If you're an investor, consider giving appreciated stock you've owned for at least a year. That way you not only get a tax deduction for the shares' fair market value, but you avoid the capital gains tax payable if you had sold them. "If you're looking for tax efficiency, giving stock is clearly the best way to go," says Don Weigandt, a wealth adviser at JPMorgan Private Bank. Which stock should you give? Weigandt says, ask yourself: "If you were selling a stock, which one would you sell?" But don't drop a tanked stock on a charity. Not only won't it help the recipient, but, notes Jackie Perlman, a tax research analyst at H&R Block, "If it's worthless, your deduction is worthless."

Donor-advised funds became hugely popular in the last decade, and most big financial institutions offer them. You place assets into the fund and get an immediate tax deduction (and, again, if it's stock, you avoid a capital gains tax). You then dole out the cash to charities of your choosing.

Life trust. A trust offers the further advantage of estate planning. The most popular is the charitable remainder trust. You put cash or shares in, and it pays you an annuity. At death, the remainder goes to the charity. The upfront deduction is the present value of the estimated remainder, based on actuarial tables.

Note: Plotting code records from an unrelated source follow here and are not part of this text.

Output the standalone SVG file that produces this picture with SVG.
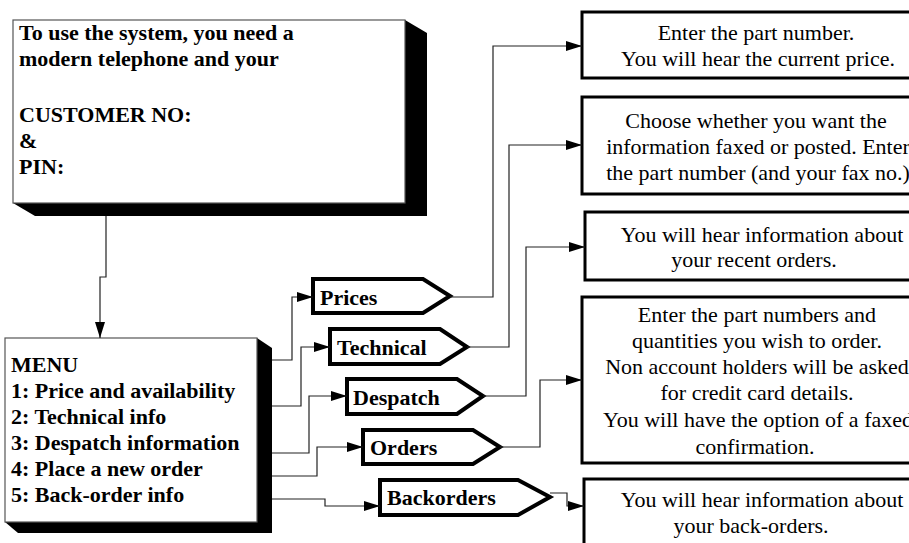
<svg xmlns="http://www.w3.org/2000/svg" width="909" height="543" viewBox="0 0 909 543">
<defs>
<style>
text{font-family:"Liberation Serif","Times New Roman",serif;font-size:22px;fill:#000}
.b{font-weight:bold}
.info text{text-anchor:middle}
.panel{fill:#fff;stroke:#555;stroke-width:1.2}
.shadow{fill:#000}
.tab{fill:#fff;stroke:#000;stroke-width:4;stroke-linejoin:miter}
.box{fill:#fff;stroke:#000;stroke-width:3}
.conn path{fill:none;stroke:#222;stroke-width:1.2}
</style>
<marker id="ah" markerWidth="16" markerHeight="10" refX="16" refY="5" orient="auto" markerUnits="userSpaceOnUse">
<path d="M0,0 L16,5 L0,10 Z" fill="#000"/>
</marker>
</defs>
<rect width="909" height="543" fill="#fff"/>

<g id="intro">
<polygon class="shadow" points="13,203 35,216 427,216 427,33 405,20"/>
<rect class="panel" x="13" y="20" width="392" height="183"/>
<text class="b" x="19" y="40">To use the system, you need a</text>
<text class="b" x="19" y="66">modern telephone and your</text>
<text class="b" x="19" y="122">CUSTOMER NO:</text>
<text class="b" x="19" y="148">&amp;</text>
<text class="b" x="19" y="174">PIN:</text>
</g>

<g id="menu">
<polygon class="shadow" points="5,522 18,533 272,533 272,348 257,338"/>
<rect class="panel" x="5" y="338" width="252" height="184"/>
<text class="b" x="11" y="372">MENU</text>
<text class="b" x="11" y="398">1: Price and availability</text>
<text class="b" x="11" y="424">2: Technical info</text>
<text class="b" x="11" y="450">3: Despatch information</text>
<text class="b" x="11" y="476">4: Place a new order</text>
<text class="b" x="11" y="502">5: Back-order info</text>
</g>

<g id="prices">
<polygon class="tab" points="313,279 423,279 450,296 423,313 313,313"/>
<text class="b" x="320" y="305">Prices</text>
</g>
<g id="technical">
<polygon class="tab" points="330,329 440,329 467,347 440,364 330,364"/>
<text class="b" x="337" y="355">Technical</text>
</g>
<g id="despatch">
<polygon class="tab" points="347,379 457,379 483,396 457,414 347,414"/>
<text class="b" x="353" y="405">Despatch</text>
</g>
<g id="orders">
<polygon class="tab" points="363,430 473,430 500,447 473,464 363,464"/>
<text class="b" x="370" y="455">Orders</text>
</g>
<g id="backorders">
<polygon class="tab" points="380,480 518,480 550,497 518,515 380,515"/>
<text class="b" x="387" y="505">Backorders</text>
</g>

<g id="info-price" class="info">
<rect class="box" x="582" y="12" width="360" height="66"/>
<text x="756" y="40">Enter the part number.</text>
<text x="758" y="66">You will hear the current price.</text>
</g>
<g id="info-technical" class="info">
<rect class="box" x="582" y="97" width="360" height="97"/>
<text x="756" y="128">Choose whether you want the</text>
<text x="758" y="154">information faxed or posted. Enter</text>
<text x="758" y="180">the part number (and your fax no.)</text>
</g>
<g id="info-despatch" class="info">
<rect class="box" x="585" y="212" width="360" height="68"/>
<text x="762" y="242">You will hear information about</text>
<text x="754" y="267">your recent orders.</text>
</g>
<g id="info-orders" class="info">
<rect class="box" x="582" y="297" width="360" height="166"/>
<text x="757" y="322">Enter the part numbers and</text>
<text x="757" y="348">quantities you wish to order.</text>
<text x="757" y="374">Non account holders will be asked</text>
<text x="757" y="400">for credit card details.</text>
<text x="758" y="427">You will have the option of a faxed</text>
<text x="755" y="454">confirmation.</text>
</g>
<g id="info-backorders" class="info">
<rect class="box" x="584" y="479" width="360" height="90"/>
<text x="762" y="507">You will hear information about</text>
<text x="751" y="533">your back-orders.</text>
</g>

<g id="connectors" class="conn">
<path d="M106,216 V277 H100 V338" marker-end="url(#ah)"/>
<path d="M272,360 H292 V297 H313" marker-end="url(#ah)"/>
<path d="M272,406 H301 V347 H330" marker-end="url(#ah)"/>
<path d="M272,453 H309 V396 H347" marker-end="url(#ah)"/>
<path d="M272,476 H317 V447 H363" marker-end="url(#ah)"/>
<path d="M272,499 H325 V506 H380" marker-end="url(#ah)"/>
<path d="M450,297 H493 V46 H582" marker-end="url(#ah)"/>
<path d="M467,347 H509 V145 H582" marker-end="url(#ah)"/>
<path d="M483,396 H526 V247 H585" marker-end="url(#ah)"/>
<path d="M500,447 H540 V380 H582" marker-end="url(#ah)"/>
<path d="M550,493 H567 V506 H584" marker-end="url(#ah)"/>
</g>
</svg>
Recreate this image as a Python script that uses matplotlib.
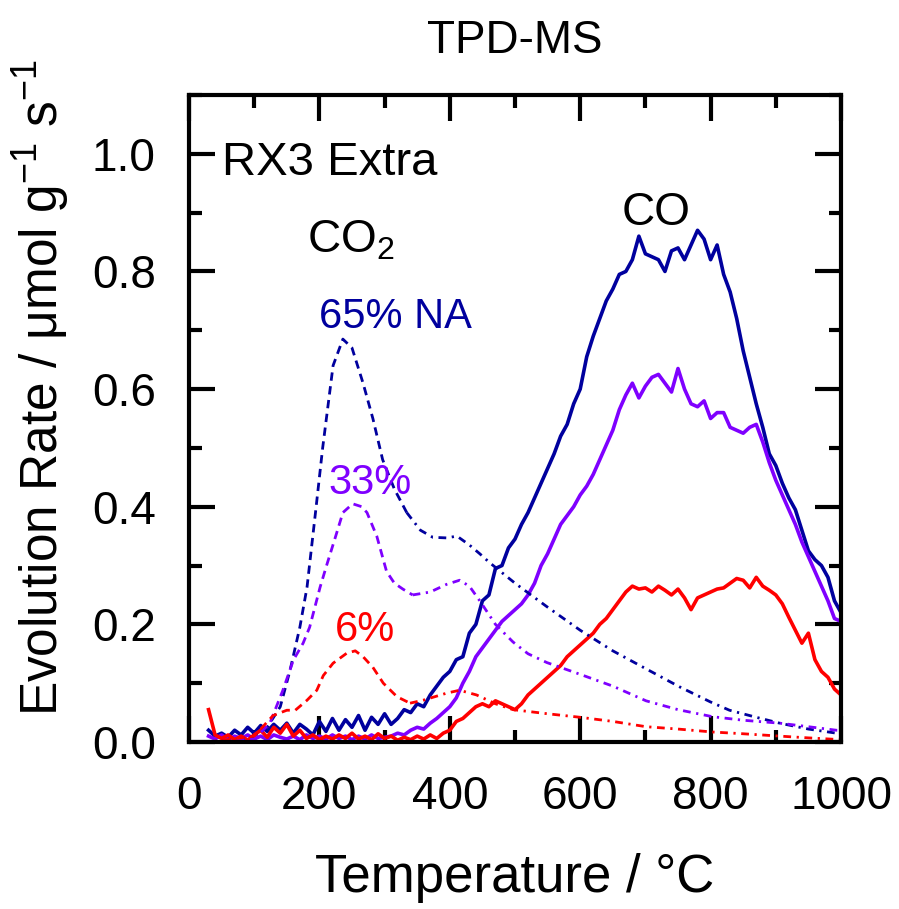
import numpy as np
import matplotlib
matplotlib.use('Agg')
from matplotlib import pyplot as plt
from matplotlib.ticker import MultipleLocator

plt.rcParams['font.family'] = ['Liberation Sans', 'DejaVu Sans']
plt.rcParams['mathtext.fontset'] = 'custom'
plt.rcParams['mathtext.rm'] = 'Liberation Sans'
plt.rcParams['mathtext.it'] = 'Liberation Sans'

navy = '#00009E'
purple = '#7F00FF'
red = '#FF0000'

# CO (solid), sampled every 10 C from 30 to 1000
t_co = np.arange(30, 1001, 10)
co_65 = [0.020, 0.010, 0.015, 0.008, 0.020, 0.012, 0.025, 0.015, 0.028, 0.018,
         0.030, 0.020, 0.032, 0.015, 0.030, 0.022, 0.012, 0.035, 0.018, 0.040,
         0.020, 0.038, 0.025, 0.045, 0.020, 0.042, 0.030, 0.048, 0.030, 0.040,
         0.055, 0.050, 0.065, 0.060, 0.080, 0.095, 0.110, 0.120, 0.140, 0.145,
         0.185, 0.200, 0.240, 0.250, 0.295, 0.300, 0.330, 0.345, 0.370, 0.390,
         0.415, 0.440, 0.465, 0.490, 0.520, 0.540, 0.575, 0.600, 0.655, 0.690,
         0.720, 0.750, 0.770, 0.795, 0.800, 0.820, 0.860, 0.830, 0.825, 0.820,
         0.800, 0.835, 0.840, 0.820, 0.845, 0.870, 0.855, 0.820, 0.845, 0.795,
         0.765, 0.720, 0.665, 0.620, 0.575, 0.535, 0.490, 0.470, 0.440, 0.415,
         0.395, 0.360, 0.325, 0.310, 0.300, 0.280, 0.240, 0.220]
co_33 = [0.010, 0.005, 0.012, 0.004, 0.010, 0.006, 0.012, 0.005, 0.010, 0.004,
         0.012, 0.008, 0.005, 0.010, 0.004, 0.012, 0.006, 0.010, 0.005, 0.012,
         0.006, 0.010, 0.004, 0.010, 0.005, 0.012, 0.006, 0.008, 0.010, 0.015,
         0.012, 0.020, 0.025, 0.022, 0.032, 0.040, 0.050, 0.060, 0.075, 0.100,
         0.120, 0.145, 0.160, 0.175, 0.190, 0.205, 0.215, 0.225, 0.235, 0.250,
         0.270, 0.300, 0.320, 0.345, 0.370, 0.385, 0.400, 0.420, 0.435, 0.455,
         0.480, 0.505, 0.530, 0.565, 0.590, 0.610, 0.585, 0.605, 0.620, 0.625,
         0.610, 0.595, 0.635, 0.600, 0.575, 0.570, 0.580, 0.550, 0.560, 0.560,
         0.535, 0.530, 0.525, 0.535, 0.540, 0.510, 0.475, 0.445, 0.420, 0.395,
         0.370, 0.340, 0.315, 0.290, 0.265, 0.240, 0.210, 0.205]
co_6 = [0.055, 0.012, 0.006, 0.012, 0.004, 0.010, 0.003, 0.012, 0.020, 0.008,
        0.025, 0.015, 0.030, 0.010, 0.020, 0.006, 0.012, 0.004, 0.010, 0.005,
        0.012, 0.006, 0.015, 0.005, 0.010, 0.004, 0.014, 0.006, 0.010, 0.003,
        0.008, 0.004, 0.010, 0.005, 0.012, 0.006, 0.015, 0.020, 0.035, 0.040,
        0.050, 0.060, 0.065, 0.060, 0.070, 0.065, 0.060, 0.055, 0.065, 0.080,
        0.090, 0.100, 0.110, 0.120, 0.130, 0.145, 0.155, 0.165, 0.175, 0.185,
        0.200, 0.210, 0.225, 0.240, 0.255, 0.265, 0.260, 0.262, 0.255, 0.265,
        0.258, 0.250, 0.260, 0.245, 0.225, 0.245, 0.250, 0.255, 0.260, 0.262,
        0.270, 0.278, 0.275, 0.262, 0.280, 0.265, 0.258, 0.250, 0.235, 0.212,
        0.190, 0.168, 0.185, 0.140, 0.120, 0.110, 0.090, 0.080]

# CO2 (dashed)
t_co2_65 = [30, 80, 100, 120, 140, 155, 170, 181, 195, 205, 221, 236, 250, 267,
            282, 297, 315, 334, 355, 374, 395, 411, 430, 446, 461, 500, 549, 600,
            650, 700, 752, 800, 829, 870, 906, 950, 993, 1000]
co2_65 = [0.0, 0.005, 0.01, 0.025, 0.06, 0.122, 0.195, 0.263, 0.40, 0.50, 0.64,
          0.685, 0.67, 0.61, 0.55, 0.48, 0.43, 0.39, 0.36, 0.348, 0.347, 0.35,
          0.335, 0.32, 0.305, 0.27, 0.23, 0.19, 0.155, 0.125, 0.094, 0.068,
          0.054, 0.042, 0.032, 0.022, 0.015, 0.014]
t_co2_33 = [30, 100, 124, 144, 160, 175, 185, 201, 211, 225, 236, 251, 265, 273,
            288, 303, 315, 328, 343, 370, 395, 415, 430, 446, 470, 497, 520, 549,
            600, 650, 701, 750, 803, 850, 906, 950, 993, 1000]
co2_33 = [0.0, 0.005, 0.032, 0.088, 0.139, 0.168, 0.195, 0.263, 0.30, 0.35, 0.39,
          0.405, 0.40, 0.39, 0.35, 0.29, 0.27, 0.26, 0.25, 0.255, 0.268, 0.275,
          0.265, 0.24, 0.20, 0.17, 0.15, 0.135, 0.115, 0.095, 0.07, 0.055, 0.043,
          0.037, 0.032, 0.026, 0.02, 0.02]
t_co2_6 = [30, 100, 129, 150, 163, 181, 196, 206, 221, 242, 255, 267, 282, 298,
           319, 339, 359, 395, 415, 441, 470, 497, 550, 600, 650, 701, 750, 803,
           850, 906, 950, 1000]
co2_6 = [0.0, 0.01, 0.045, 0.054, 0.054, 0.071, 0.088, 0.113, 0.134, 0.151,
         0.155, 0.145, 0.127, 0.10, 0.077, 0.066, 0.071, 0.083, 0.088, 0.08,
         0.065, 0.055, 0.048, 0.042, 0.035, 0.026, 0.022, 0.017, 0.014, 0.01,
         0.007, 0.004]

fig = plt.figure(figsize=(8.99, 9.09), dpi=100)
ax = fig.add_axes([189/899, 1-742/909, 652/899, 647/909])

ax.plot(t_co, co_65, color=navy, lw=2.6)
ax.plot(t_co, co_33, color=purple, lw=2.6)
ax.plot(t_co, co_6, color=red, lw=2.6)

split = 330
for t, y, c in [(t_co2_65, co2_65, navy), (t_co2_33, co2_33, purple), (t_co2_6, co2_6, red)]:
    t = np.array(t)
    y = np.array(y)
    i = np.searchsorted(t, split)
    ax.plot(t[:i+1], y[:i+1], color=c, lw=2.0, dashes=(3.0, 2.0))
    ax.plot(t[i:], y[i:], color=c, lw=2.0, dashes=(2.8, 2.0, 0.8, 2.0))

ax.set_xlim(0, 1000)
ax.set_ylim(0, 1.1)
ax.xaxis.set_major_locator(MultipleLocator(200))
ax.xaxis.set_minor_locator(MultipleLocator(100))
ax.yaxis.set_major_locator(MultipleLocator(0.2))
ax.yaxis.set_minor_locator(MultipleLocator(0.1))
ax.yaxis.set_major_formatter(plt.FuncFormatter(lambda v, p: '%.1f' % v))
ax.tick_params(which='both', direction='in', top=True, right=True, width=3,
               labelsize=33, pad=24)
ax.tick_params(which='major', length=19)
ax.tick_params(which='minor', length=9)
for s in ax.spines.values():
    s.set_linewidth(3)

ax.set_xlabel('Temperature / °C', fontsize=38, labelpad=24)
ax.set_ylabel('Evolution Rate / μmol g$^{-1}$ s$^{-1}$', fontsize=37)
ax.yaxis.set_label_coords(-0.18, 0.547)
ax.set_title('TPD-MS', fontsize=33, pad=30)

ax.text(50, 0.985, 'RX3 Extra', fontsize=34, ha='left', va='center')
ax.text(181, 0.853, 'CO$_2$', fontsize=33, ha='left', va='center')
ax.text(717, 0.90, 'CO', fontsize=33, ha='center', va='center')
ax.text(316, 0.722, '65% NA', fontsize=30, ha='center', va='center', color=navy)
ax.text(278, 0.44, '33%', fontsize=30, ha='center', va='center', color=purple)
ax.text(270, 0.19, '6%', fontsize=30, ha='center', va='center', color=red)

plt.savefig('out.png', dpi=100)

Donations of "stuff" to charities--used cars, household goods, old clothes--offer tax benefits. But be careful in assessing their value. "This is where people get into trouble," Perlman warns. Software is available to help assess the value of used goods. If an item is worth more than $500, you need proof it was yours to give away. If it's worth more than $5,000, it must be formally appraised; for cars, Blue Book valuations aren't acceptable.

Do volunteer work? By all means deduct out-of-pocket expenses such as supplies, cab fares, and mileage (14 cents a mile). But get written acknowledgment of your hours. And don't try to deduct the value of your time.

Finally, know thy charity. The IRS allows donations only to authorized groups (IRS Publication 78 lists them and is available online at www.irs.gov). If you're looking for a tax break, Perlman says, "you can't give to your Uncle Edgar. Even if he is broke."